Word out this morning of a new ICICI Bank (Baa3 stable /BBB- negative) SGD 7Y deal. Benchmark size ie. SGD 200-250 mio minimum.
Coupon hinted at 4% (means you would be lucky with 3.75%). Current books in excess of SGD 500 mio.
- ICICI is the largest private sector bank in India (no government ownership)
- Largest in terms of market cap and 2nd largest bank in India by assets
- 2013 debt to be refinanced USD 738 mio only
- 5Y CDS level Libor +2.5%. This 7Y SGD deal would work out to be Libor+2.9%, thus it can be said to be fairly priced
- Hearing leverage offered at 60%
Now lets look at alternatives and comparables for Indian names in Singapore.
My simple evaluation.
India (BBB- negative/ Baa3 stable) is dicey going ahead into their pre election year which means we are going to see serious campaigning. As to whether it will lead to a downgrade to SUB INVESTMENT grade in the next 1-2 years like the rating agencies are warning, it remains to be seen if they can contain their fiscal deficit (which is hard to contain when you have an election coming).
ICICI is a private company as compared to EXIM Bank (Baa3/BBB-) which is government owned. For a 2 year extension in maturity, I would not sacrifice a yield difference of less than 1% because the 5Y interest rate is 0.4% lower than the 7Y interest rate. Thus the pick up would only be around 0.6%.
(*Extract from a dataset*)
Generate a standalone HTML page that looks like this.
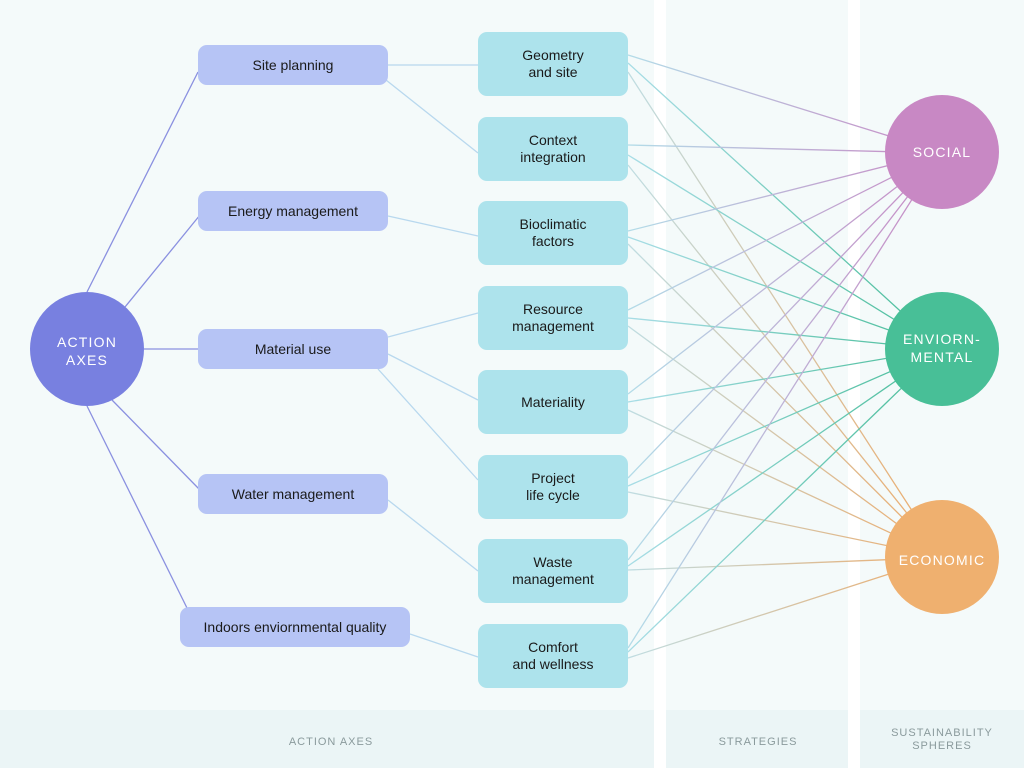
<!DOCTYPE html>
<html><head><meta charset="utf-8"><style>
body{margin:0;width:1024px;height:768px;overflow:hidden;background:#fff;font-family:"Liberation Sans",sans-serif}
svg text{font-family:"Liberation Sans",sans-serif}
</style></head><body>
<svg width="1024" height="768" viewBox="0 0 1024 768">
<defs>
<linearGradient id="gs" x1="0" y1="0" x2="1" y2="0"><stop offset="0" stop-color="#b3dce8"/><stop offset="1" stop-color="#c888c4"/></linearGradient>
<linearGradient id="ge" x1="0" y1="0" x2="1" y2="0"><stop offset="0" stop-color="#a8dde6"/><stop offset="1" stop-color="#45bc96"/></linearGradient>
<linearGradient id="gc" x1="0" y1="0" x2="1" y2="0"><stop offset="0" stop-color="#bfdde2"/><stop offset="1" stop-color="#eeaa68"/></linearGradient>
</defs>
<rect x="0" y="0" width="654" height="768" fill="#f4fafa"/>
<rect x="666" y="0" width="182" height="768" fill="#f4fafa"/>
<rect x="860" y="0" width="164" height="768" fill="#f4fafa"/>
<rect x="0" y="710" width="654" height="58" fill="#ebf5f6"/>
<rect x="666" y="710" width="182" height="58" fill="#ebf5f6"/>
<rect x="860" y="710" width="164" height="58" fill="#ebf5f6"/>
<g font-size="11" fill="#8a9a9c" letter-spacing="1" text-anchor="middle">
<text x="331" y="745">ACTION AXES</text>
<text x="758" y="745">STRATEGIES</text>
<text x="942" y="736">SUSTAINABILITY</text>
<text x="942" y="749">SPHERES</text>
</g>
<g stroke="#8a90e0" stroke-width="1.3">
<line x1="87" y1="292" x2="198" y2="72"/>
<line x1="125" y1="307" x2="200" y2="215"/>
<line x1="144" y1="349" x2="198" y2="349"/>
<line x1="112" y1="400" x2="200" y2="490"/>
<line x1="87" y1="406" x2="188" y2="610"/>
</g>
<g stroke="#b8d8ee" stroke-width="1.3">
<line x1="388" y1="65" x2="478" y2="65"/>
<line x1="386" y1="80" x2="478" y2="153"/>
<line x1="388" y1="216" x2="478" y2="236"/>
<line x1="388" y1="337" x2="478" y2="313"/>
<line x1="388" y1="354" x2="478" y2="400"/>
<line x1="378" y1="369" x2="478" y2="480"/>
<line x1="388" y1="500" x2="478" y2="571"/>
<line x1="410" y1="634" x2="478" y2="657"/>
</g>
<g stroke-width="1.3" fill="none">
<line x1="628" y1="55" x2="942" y2="152.5" stroke="url(#gs)"/>
<line x1="628" y1="63" x2="942" y2="349" stroke="url(#ge)"/>
<line x1="628" y1="72" x2="942" y2="557" stroke="url(#gc)"/>
<line x1="628" y1="145" x2="942" y2="153" stroke="url(#gs)"/>
<line x1="628" y1="155" x2="942" y2="349" stroke="url(#ge)"/>
<line x1="628" y1="165" x2="942" y2="557" stroke="url(#gc)"/>
<line x1="628" y1="231" x2="942" y2="152" stroke="url(#gs)"/>
<line x1="628" y1="237" x2="942" y2="349" stroke="url(#ge)"/>
<line x1="628" y1="244" x2="942" y2="557" stroke="url(#gc)"/>
<line x1="628" y1="310" x2="942" y2="152" stroke="url(#gs)"/>
<line x1="628" y1="318" x2="942" y2="349.5" stroke="url(#ge)"/>
<line x1="628" y1="326" x2="942" y2="557" stroke="url(#gc)"/>
<line x1="628" y1="394" x2="942" y2="152" stroke="url(#gs)"/>
<line x1="628" y1="402" x2="942" y2="349" stroke="url(#ge)"/>
<line x1="628" y1="410" x2="942" y2="557" stroke="url(#gc)"/>
<line x1="628" y1="478" x2="942" y2="152" stroke="url(#gs)"/>
<line x1="628" y1="486" x2="942" y2="349" stroke="url(#ge)"/>
<line x1="628" y1="492" x2="942" y2="557" stroke="url(#gc)"/>
<line x1="628" y1="560" x2="942" y2="152" stroke="url(#gs)"/>
<line x1="628" y1="566" x2="942" y2="349" stroke="url(#ge)"/>
<line x1="628" y1="570" x2="942" y2="557.5" stroke="url(#gc)"/>
<line x1="628" y1="648" x2="942" y2="152" stroke="url(#gs)"/>
<line x1="628" y1="652" x2="942" y2="349" stroke="url(#ge)"/>
<line x1="628" y1="658" x2="942" y2="557" stroke="url(#gc)"/>
</g>
<circle cx="87" cy="349" r="57" fill="#7880e0"/>
<g font-size="14" fill="#fff" text-anchor="middle" letter-spacing="1.2">
<text x="87" y="347">ACTION</text><text x="87" y="365">AXES</text>
</g>
<circle cx="942" cy="152" r="57" fill="#c888c4"/>
<circle cx="942" cy="349" r="57" fill="#48bf97"/>
<circle cx="942" cy="557" r="57" fill="#efb06f"/>
<g font-size="14" fill="#fff" text-anchor="middle" letter-spacing="1.2">
<text x="942" y="157">SOCIAL</text>
<text x="942" y="344">ENVIORN-</text><text x="942" y="362">MENTAL</text>
<text x="942" y="565">ECONOMIC</text>
</g>
<g fill="#b6c4f5">
<rect x="198" y="45" width="190" height="40" rx="9"/>
<rect x="198" y="191" width="190" height="40" rx="9"/>
<rect x="198" y="329" width="190" height="40" rx="9"/>
<rect x="198" y="474" width="190" height="40" rx="9"/>
<rect x="180" y="607" width="230" height="40" rx="9"/>
</g>
<g font-size="14" fill="#1a1a1a" text-anchor="middle">
<text x="293" y="70">Site planning</text>
<text x="293" y="216">Energy management</text>
<text x="293" y="354">Material use</text>
<text x="293" y="499">Water management</text>
<text x="295" y="632">Indoors enviornmental quality</text>
</g>
<g fill="#ade3ec">
<rect x="478" y="32" width="150" height="64" rx="9"/>
<rect x="478" y="117" width="150" height="64" rx="9"/>
<rect x="478" y="201" width="150" height="64" rx="9"/>
<rect x="478" y="286" width="150" height="64" rx="9"/>
<rect x="478" y="370" width="150" height="64" rx="9"/>
<rect x="478" y="455" width="150" height="64" rx="9"/>
<rect x="478" y="539" width="150" height="64" rx="9"/>
<rect x="478" y="624" width="150" height="64" rx="9"/>
</g>
<g font-size="14" fill="#1a1a1a" text-anchor="middle">
<text x="553" y="60">Geometry</text><text x="553" y="77">and site</text>
<text x="553" y="145">Context</text><text x="553" y="162">integration</text>
<text x="553" y="229">Bioclimatic</text><text x="553" y="246">factors</text>
<text x="553" y="314">Resource</text><text x="553" y="331">management</text>
<text x="553" y="407">Materiality</text>
<text x="553" y="483">Project</text><text x="553" y="500">life cycle</text>
<text x="553" y="567">Waste</text><text x="553" y="584">management</text>
<text x="553" y="652">Comfort</text><text x="553" y="669">and wellness</text>
</g>
</svg>
</body></html>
Indian Oil at Baa3 10Y at 4.13% does not really stand out in that case and maybe a switch would be warranted. Indian Oil came at a time when interest rates were close to their historic lows and rates are slightly higher these days.
Verdict on ICICI : Fairly priced given current interest rates ie. 7Y at 1.35% (historic low 1.10% and 2012 high of 1.82%). Stock price at 1Y high of 1188 INR on 7 Jan 13. Risk of country downgrade and slowing growth in bank sector as well as interest rate spikes which are increasing in probability.